厚生労働省から令和2年4月10日付で「新型コロナウイルス感染症の拡大に際しての電話や情報通信機器を用いた診療等の時限的・特例的な取扱いについて」という事務連絡が出されました。
これまで【原則として初診は対面診療】とされていたオンライン診療について、初診からオンライン診療を行うことができるとした点が大きなトピックです。また、電話による診療についても、初診から認めるという内容になっています。
もちろん、対面診療と全く同じことができるというわけではありませんので、クリニック側も「オンライン診療の適切な実施に関する指針」と併せて、要件を理解しておく必要があるでしょう。クリニック側として留意すべき主なポイントをあげておきます。
【ポイント】
- 初診から電話や情報通信機器を用いた診療により診断や処方をする場合、214点を算定可能。
- 麻薬及び向精神薬の処方はできない。
- 診療録等により基礎疾患の情報が把握できない場合、処方日数は7日間が上限。
- 電話による診療の場合、保険証をファクスしてもらう、メール送信してもらう及び電話で保険証記載の事項を確認するという方法で、診察を行ってもよい。
- 患者は自己負担額の支払について、銀行振込、クレジットカード決済、その他電子決済等の支払方法を利用できる。
- 新型コロナウイルスの感染が収束して、今回の事務連絡が廃止された後に診療を継続する場合には、直接の対面診療が必要。
また、上記の診察を行った医療機関が薬局に処方箋をファクス等で送付し、薬局が患者に薬剤を配送するということも可能になります(一部例外あり)。
あくまで新型コロナウイルス感染症の拡大を防ぐための時限的な措置という位置づけですがが、通院による感染リスクを減らして診察・処方が受けられるというのは画期的だと思います。
本ブログについての質問と回答・解説
Q,オンライン診療全般について現在の状況を教えて下さい。
A,厚生労働省のWEBサイトに詳細な情報が掲載されています。また、日本医師会のWEBサイトにも詳細な情報が掲載されています。ルールが変更となることが多い分野ですので、最新の情報を元にした運用が大切です。
Q,オンライン診療の今後の方向性を教えて下さい。
A.厚生労働省ではオンライン診療の適切な実施に関する指針の見直しに関する検討会を開催しています。また、厚生労働省のWEBサイトには随時最新の情報が更新されています。ルールが変更となることが多い分野ですので、最新の情報を元にした運用が大切です。
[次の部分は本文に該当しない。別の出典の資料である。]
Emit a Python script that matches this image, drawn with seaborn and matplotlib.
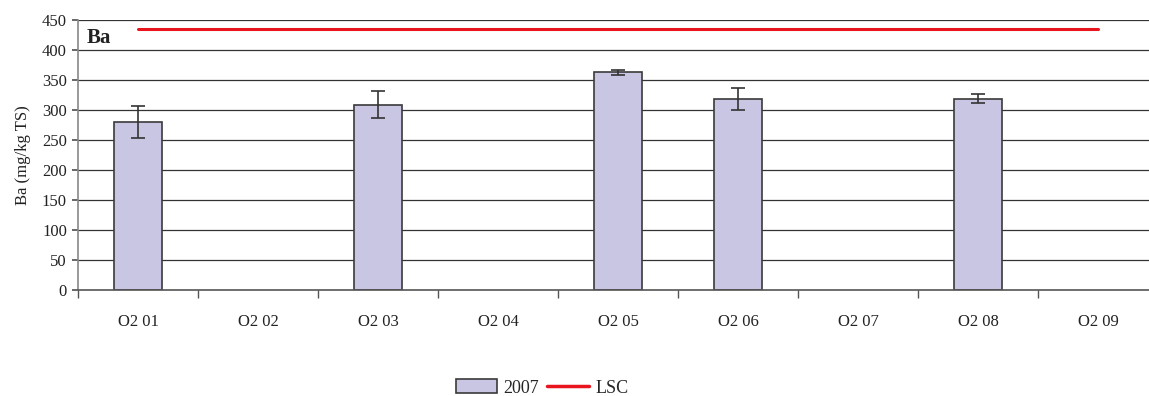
import numpy as np
import pandas as pd
import matplotlib
matplotlib.use("Agg")
import matplotlib.pyplot as plt
import seaborn as sns
from matplotlib.patches import Patch
from matplotlib.lines import Line2D

categories = ["O2 01", "O2 02", "O2 03", "O2 04", "O2 05", "O2 06", "O2 07", "O2 08", "O2 09"]
values_2007 = [280, np.nan, 309, np.nan, 363, 318, np.nan, 319, np.nan]
errors_2007 = [26, np.nan, 22, np.nan, 4, 18, np.nan, 7, np.nan]
lsc_value = 435
yticks = [0, 50, 100, 150, 200, 250, 300, 350, 400, 450]

sns.set_theme(style="white")
plt.rcParams['font.family'] = ['Liberation Serif', 'DejaVu Serif']

fig = plt.figure(figsize=(11.49, 3.96), dpi=100)
ax = fig.add_axes([78/1149, 1 - 290/396, 1080/1149, 270/396])

df = pd.DataFrame({"cat": categories, "val": values_2007})
sns.barplot(data=df, x="cat", y="val", order=categories, ax=ax,
            color="#C8C6E2", width=0.4, edgecolor="#3a3a3a", linewidth=1.2,
            saturation=1, errorbar=None)

pos = np.arange(len(categories))
ax.errorbar(pos, values_2007, yerr=errors_2007, fmt="none", ecolor="#333333",
            elinewidth=1.2, capsize=5, capthick=1.2, zorder=3)

ax.plot(pos, [lsc_value] * len(categories), color="#E8141E", linewidth=2.2, zorder=4)

ax.set_xlim(-0.5, len(categories) - 0.5)
ax.set_ylim(0, 450)
ax.set_yticks(yticks)
ax.set_yticklabels([str(v) for v in yticks], fontsize=12, color="#222222")
ax.set_xticks(pos)
ax.set_xticklabels(categories, fontsize=12, color="#222222")
ax.set_xlabel("")
ax.set_ylabel("Ba (mg/kg TS)", fontsize=12, color="#222222", labelpad=8)

for y in yticks[1:]:
    ax.axhline(y, color="#333333", linewidth=0.9, zorder=0)

for s in ["top", "right"]:
    ax.spines[s].set_visible(False)
ax.spines["left"].set_color("#888888")
ax.spines["bottom"].set_color("#555555")
ax.spines["left"].set_linewidth(1.2)
ax.spines["bottom"].set_linewidth(1.2)

ax.tick_params(axis="y", which="major", left=True, length=4, color="#555555", pad=4)
ax.tick_params(axis="x", which="major", bottom=False, pad=11)
ax.set_xticks(np.arange(len(categories) + 1) - 0.5, minor=True)
ax.tick_params(axis="x", which="minor", bottom=True, length=6, color="#555555")

ax.text(0.008, 0.97, "Ba", transform=ax.transAxes, fontsize=15, fontweight="bold",
        va="top", ha="left", color="#222222")

handles = [Patch(facecolor="#C8C6E2", edgecolor="#3a3a3a", linewidth=1.2, label="2007"),
           Line2D([0], [0], color="#E8141E", linewidth=2.5, label="LSC")]
fig.legend(handles=handles, loc="center", bbox_to_anchor=(542/1149, 1 - 388/396),
           ncol=2, frameon=False, fontsize=13, handlelength=2.3, handletextpad=0.35,
           columnspacing=0.45, handleheight=0.8, borderpad=0.1)

fig.savefig("out.png", dpi=100)
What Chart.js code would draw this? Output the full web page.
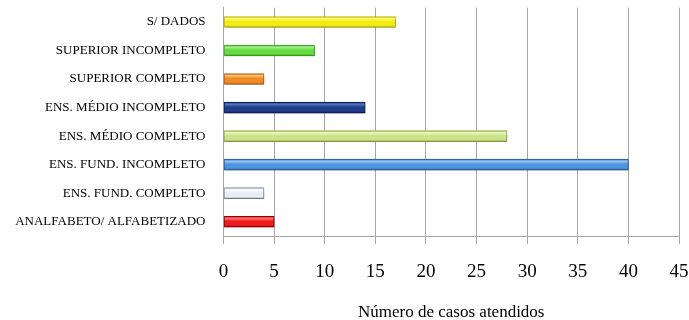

参考:厚生労働省 オンライン診療の適切な実施に関する指針の見直しに関する検討会
Q.オンライン診療の目的は何ですか。
A.厚生労働省の指針では、以下の3つを上げています。
- 患者の日常生活の情報も得ることにより、医療の質のさらなる向上に結び付けていくこと
- 医療を必要とする患者に対して、医療に対するアクセシビリティ(アクセスの容易性)を確保し、よりよい医療を得られる機会を増やすこと
- 患者が治療に能動的に参画することにより治療の効果を最大化すること
Q.オンライン診療の研修プログラムについて教えて下さい。
A.厚生労働省にオンライン診療研修実施概要のページがあります。医師向けの研修プログラムがあります。
本ブログについての用語解説
オンライン診療
遠隔医療のなかでも、医師と患者の間にて、情報通信機器を通して、患者の診察及び診断を行い、診断結果の伝達や処方等の診療行為をリアルタイムで行う行為をいいます。